Dec 07, 2023
Over the years, I’ve helped quite a number of churches, ministries and nonprofits navigate the confusing maze of communicating the news of a fallen pastor or leader to the congregation, ministry partners, donors and the general public. During that time, I’ve discovered a particular pattern of behavior from leaders who fail. I’m not a psychologist or counselor, so I’m not addressing all the issues that lead to a moral collapse, but particularly in the case of church and ministry leaders, there are six types of risky conduct I’ve seen played out repeatedly. These behaviors can sometimes go on for years, but I’ve noticed that at least one of them is almost always in play at the time of his or her fall.
- Abusing alcohol and/or sleeping pills. As a ministry leader, I can give you many reasons never to drink. I don’t believe the Bible prohibits alcohol, but it does clearly warn against getting drunk. The problem is, with booze, you don’t have to be drunk to do risky and stupid things. Sleeping pills can often be worse. Early in my career, after a long film shoot, my doctor prescribed Ambien to help me sleep on an international flight. And when we changed planes, it was all my poor wife Kathleen could do to drag me off the plane. That was my last experience with sleeping pills.
- Crude or sexualized joking with staff members. Years ago, I consulted with a large church, and during a staff meeting, the pastor started trying to guess what color underwear the female staff members wore. I pulled the executive pastor outside and asked him what in the world just happened. His response? “Oh, everybody knows the pastor is just a joker. It’s not a big deal.” But it was a big deal. He was forced to step down within a few months because of adultery.
- Spending too much time away from a spouse. There are many red flags pointing to a deteriorating marriage, but a big one is too much time apart. Too much time alone usually leads to spending too much time with someone other than your spouse. And, of course, one thing leads to another…
- A fascination with pornography. In today’s digital, social media age, porn is everywhere. It’s online, incredibly easy to access, and impacting younger kids more than ever. I don’t know if it’s similar with pastors and ministry leaders, but I do know that far too many are watching this stuff regularly—and many are doing it right in their church or ministry office.
- Really stupid decisions. Who thought it was a good idea for a nationally known Christian apologist to own a chain of massage parlors? To “be more productive,” one pastor had his female assistant move into his and his wife’s home. Another started picking up women in local bars after preaching at other churches. Really Stupid Decisions (or RSD) can happen to anyone, but they seem to happen more often when a leader has power, money, little-to-no transparency, and/or lots of control. And RSDs are more prone to happen when …
- No one can question the boss’s decisions. Yes, there are actual churches and ministries where the pastor or leader’s decisions are rarely if ever, questioned. More often, I see cultures where no one questions the leader out of genuine respect. Respect is good, but something is wrong when the team feels uncomfortable questioning a leader’s decisions. Either way, these cultures are ripe for abuse, whether sexual, financial, spiritual or otherwise.

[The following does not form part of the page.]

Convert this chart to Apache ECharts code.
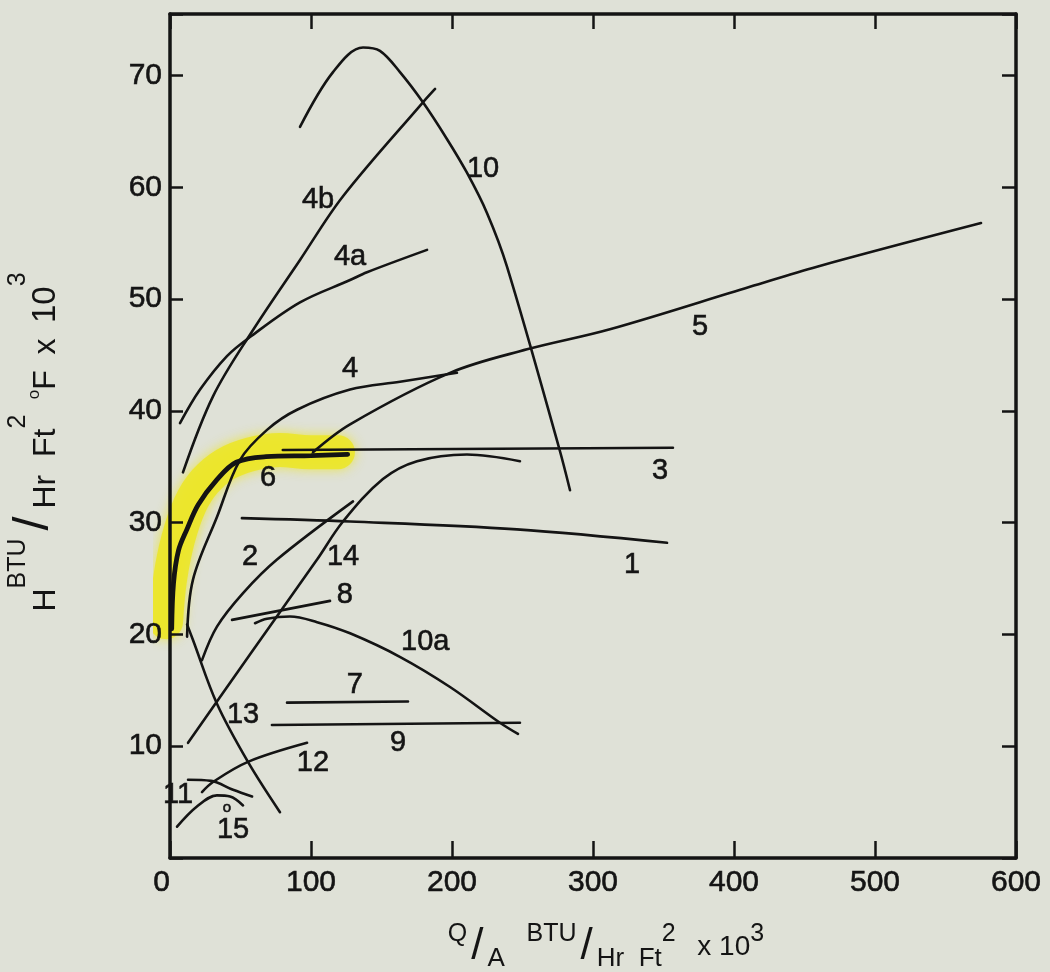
<!DOCTYPE html>
<html>
<head>
<meta charset="utf-8">
<script src="https://cdn.jsdelivr.net/npm/echarts@6/dist/echarts.min.js"></script>
<style>
  html, body { margin: 0; background: #dfe1d7; }
  #chart { width: 1050px; height: 972px; }
</style>
</head>
<body>
<div id="chart"></div>
<script>
// curves: [Q/A, H]
const curve1 = [[51, 30.4], [127.7, 30.1], [246, 29.4], [352.5, 28.2]];
const curve2 = [[22.7, 17.7], [33.3, 20.7], [51.8, 23.7], [75.9, 26.7], [129.8, 31.9]];
const curve3 = [[80, 36.5], [356.7, 36.7]];
const curve4 = [[12.1, 19.8], [16.3, 24.9], [33.3, 30.5], [49.6, 35.6], [68.8, 38.3], [90.1, 40.1], [127.7, 41.9], [163.1, 42.6], [203.5, 43.4]];
const curve4a = [[7.1, 38.9], [21.3, 41.9], [40.4, 44.9], [56.7, 46.6], [92.2, 49.7], [127.7, 51.7], [139.7, 52.4], [182.3, 54.4]];
const curve4b = [[9.2, 34.5], [30.5, 41.3], [58.2, 47.1], [92.2, 53.5], [122.7, 59.2], [179.4, 67.6], [188, 68.8]];
const curve5 = [[101.4, 36.3], [127.7, 38.8], [198.6, 43.4], [253.2, 45.5], [312, 47.3], [411.3, 51.1], [458.9, 52.9], [575.2, 56.8]];
const curve6 = [[1.2, 20.5], [2.5, 24.6], [6, 27.5], [12, 29.4], [20, 31.6], [33, 33.8], [47, 35.4], [68, 35.9], [100, 36.0], [126, 36.1]];
const curve7 = [[83, 13.9], [168.8, 14.0]];
const curve8 = [[44, 21.3], [113.5, 23.0]];
const curve9 = [[72.3, 11.9], [248.2, 12.1]];
const curve10 = [[92.2, 65.4], [115.6, 70.3], [136.9, 72.5], [148.9, 72.2], [163.1, 70.3], [179.4, 67.6], [196.5, 64.3], [210.6, 61.3], [224.8, 57.7], [239, 52.9], [275.9, 36.7], [283.7, 32.9]];
const curve10a = [[60.3, 21.0], [68.8, 21.4], [85.1, 21.6], [104.3, 21.1], [127.7, 20.1], [163, 18.0], [198.6, 15.3], [234, 12.1], [246.8, 11.1]];
const curve11 = [[12.8, 7.0], [29.1, 6.9], [44.7, 6.1], [58.2, 5.5]];
const curve12 = [[22.7, 5.9], [30.5, 6.8], [55.3, 8.6], [97.2, 10.3]];
const curve13 = [[12.1, 20.9], [16.3, 19.5], [33.3, 13.8], [55.3, 8.6], [78, 4.1]];
const curve14 = [[12.8, 10.3], [56.7, 18.2], [104.3, 26.7], [122.7, 30.1], [151, 33.9], [175.2, 35.5], [210.6, 36.1], [248.2, 35.5]];
const curve15 = [[5, 2.8], [19.1, 4.6], [33.3, 5.6], [42.6, 5.5], [51.8, 4.7]];
// yellow marker stroke along curve 6
const highlight = [[-2.8, 21.1], [0, 24.9], [5.7, 28.5], [14.2, 31.6], [24.8, 33.7], [39, 35.2], [56.7, 36.1], [78, 36.5], [99.3, 36.3], [119.1, 36.3]];

const labelNames = ['10', '4b', '4a', '4', '5', '3', '1', '6', '2', '14', '8', '10a', '7', '13', '9', '12', '11', '15', 'o'];
const labelX = [222, 105, 127.7, 127.7, 376, 347.5, 327.7, 69.5, 56.7, 122.7, 124, 181, 131, 51.8, 161.7, 101.4, 5.7, 44.7, 40.4];
const labelY = [61.6, 58.9, 53.8, 43.7, 47.5, 34.6, 26.2, 34.0, 26.9, 26.9, 23.5, 19.3, 15.5, 12.8, 10.3, 8.5, 5.6, 2.5, 4.5];

const xTickLabels = ['0', '100', '200', '300', '400', '500', '600'];
const yTickLabels = ['10', '20', '30', '40', '50', '60', '70'];

const ink = '#141414';
const font = '"Liberation Sans", Arial, sans-serif';

const curves = [curve1, curve2, curve3, curve4, curve4a, curve4b, curve5, curve6, curve7,
  curve8, curve9, curve10, curve10a, curve11, curve12, curve13, curve14, curve15];

const myChart = echarts.init(document.getElementById('chart'));

const lineSeries = curves.map(function (d) {
  return {
    type: 'line',
    data: d,
    showSymbol: false,
    smooth: 0.35,
    z: 3,
    lineStyle: { color: ink, width: d === curve6 ? 4.8 : 2.6, cap: 'round' },
  };
});

const option = {
  backgroundColor: '#dfe1d7',
  animation: false,
  grid: { left: 170, right: 34, top: 14, bottom: 114, outerBoundsMode: 'none' },
  xAxis: [
    {
      type: 'value',
      min: 0,
      max: 600,
      interval: 100,
      position: 'bottom',
      axisLine: { onZero: false, lineStyle: { color: ink, width: 3.5 } },
      axisTick: { inside: true, length: 17, lineStyle: { color: ink, width: 2.5 } },
      splitLine: { show: false },
      axisLabel: {
        margin: 10,
        color: ink,
        fontSize: 30,
        fontFamily: font,
        textBorderColor: ink,
        textBorderWidth: 0.6,
        alignMinLabel: 'right',
        formatter: function (v) { return xTickLabels[Math.round(v / 100)]; },
      },
      name: '{s|Q}{sl|/}{b|A}   {s|BTU}{sl|/}{b|Hr  Ft}{s|2}   {m|x 10}{s|3}',
      nameLocation: 'middle',
      nameGap: 64,
      nameTextStyle: {
        color: ink,
        fontFamily: font,
        fontSize: 26,
        padding: [0, 0, 0, 26],
        rich: {
          s: { fontSize: 25, fontFamily: font, color: ink, verticalAlign: 'top' },
          b: { fontSize: 26, fontFamily: font, color: ink, verticalAlign: 'bottom' },
          m: { fontSize: 28, fontFamily: font, color: ink, verticalAlign: 'middle' },
          sl: { fontSize: 44, fontFamily: font, color: ink, lineHeight: 50, verticalAlign: 'middle', padding: [0, 4, 0, 4] },
        },
      },
    },
    {
      type: 'value',
      min: 0,
      max: 600,
      interval: 100,
      position: 'top',
      axisLine: { onZero: false, lineStyle: { color: ink, width: 3.5 } },
      axisTick: { inside: true, length: 15, lineStyle: { color: ink, width: 2.5 } },
      axisLabel: { show: false },
      splitLine: { show: false },
    },
  ],
  yAxis: [
    {
      type: 'value',
      min: 0,
      max: 75.5,
      interval: 10,
      position: 'left',
      z: 2,
      axisLine: { onZero: false, lineStyle: { color: ink, width: 3.5 } },
      axisTick: { inside: true, length: 13, lineStyle: { color: ink, width: 2.5 } },
      splitLine: { show: false },
      axisLabel: {
        margin: 8,
        color: ink,
        fontSize: 30,
        fontFamily: font,
        textBorderColor: ink,
        textBorderWidth: 0.6,
        formatter: function (v) {
          const i = Math.round(v / 10) - 1;
          return v % 10 === 0 && i >= 0 ? yTickLabels[i] : '';
        },
      },
      name: '{b|H}{s|BTU}{sl|/}{b|Hr  Ft}{s|2}  {o|o}{b|F}  {b|x}  {t|10}{s|3}',
      nameLocation: 'middle',
      nameRotate: 90,
      nameGap: 108,
      nameTextStyle: {
        color: ink,
        fontFamily: font,
        fontSize: 28,
        padding: [0, 12, 0, 0],
        rich: {
          s: { fontSize: 25, fontFamily: font, color: ink, verticalAlign: 'top' },
          b: { fontSize: 32, fontFamily: font, color: ink, verticalAlign: 'bottom' },
          t: { fontSize: 33, fontFamily: font, color: ink, verticalAlign: 'bottom' },
          o: { fontSize: 17, fontFamily: font, color: ink, verticalAlign: 'middle' },
          sl: { fontSize: 50, fontFamily: font, color: ink, lineHeight: 56, verticalAlign: 'middle', padding: [0, 8, 0, 8] },
        },
      },
    },
    {
      type: 'value',
      min: 0,
      max: 75.5,
      interval: 10,
      position: 'right',
      axisLine: { onZero: false, lineStyle: { color: ink, width: 3.5 } },
      axisTick: { inside: true, length: 14, lineStyle: { color: ink, width: 2.5 } },
      axisLabel: { show: false },
      splitLine: { show: false },
    },
  ],
  series: [
    {
      type: 'line',
      data: highlight,
      showSymbol: false,
      smooth: 0.4,
      clip: false,
      z: 1,
      lineStyle: {
        color: 'rgba(236,230,40,0.88)',
        width: 34,
        cap: 'round',
        join: 'round',
        shadowBlur: 12,
        shadowColor: 'rgba(236,230,40,0.9)',
      },
    },
  ].concat(lineSeries, [
    {
      type: 'scatter',
      symbolSize: 0,
      itemStyle: { color: ink, opacity: 1 },
      z: 4,
      data: labelNames.map(function (n, i) {
        const item = { name: n, value: [labelX[i], labelY[i]] };
        if (n === 'o') item.label = { fontSize: 15 };
        return item;
      }),
      label: {
        show: true,
        position: 'inside',
        formatter: '{b}',
        color: ink,
        opacity: 1,
        textBorderColor: ink,
        textBorderWidth: 0.6,
        fontFamily: font,
        fontSize: 29,
      },
    },
  ]),
};

myChart.setOption(option);
</script>
</body>
</html>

Certainly, far more people than pastors and ministry leaders experience personal failures, but my life has been spent working with those inside the church. And in retrospect, it’s remarkable how certain behavior patterns are consistent in so many cases. This means that if we could at least keep these six areas in the back of our minds, we’d be quicker to notice situations that could be averted or avoided—before severe damage is done to both victims and the members of the congregation.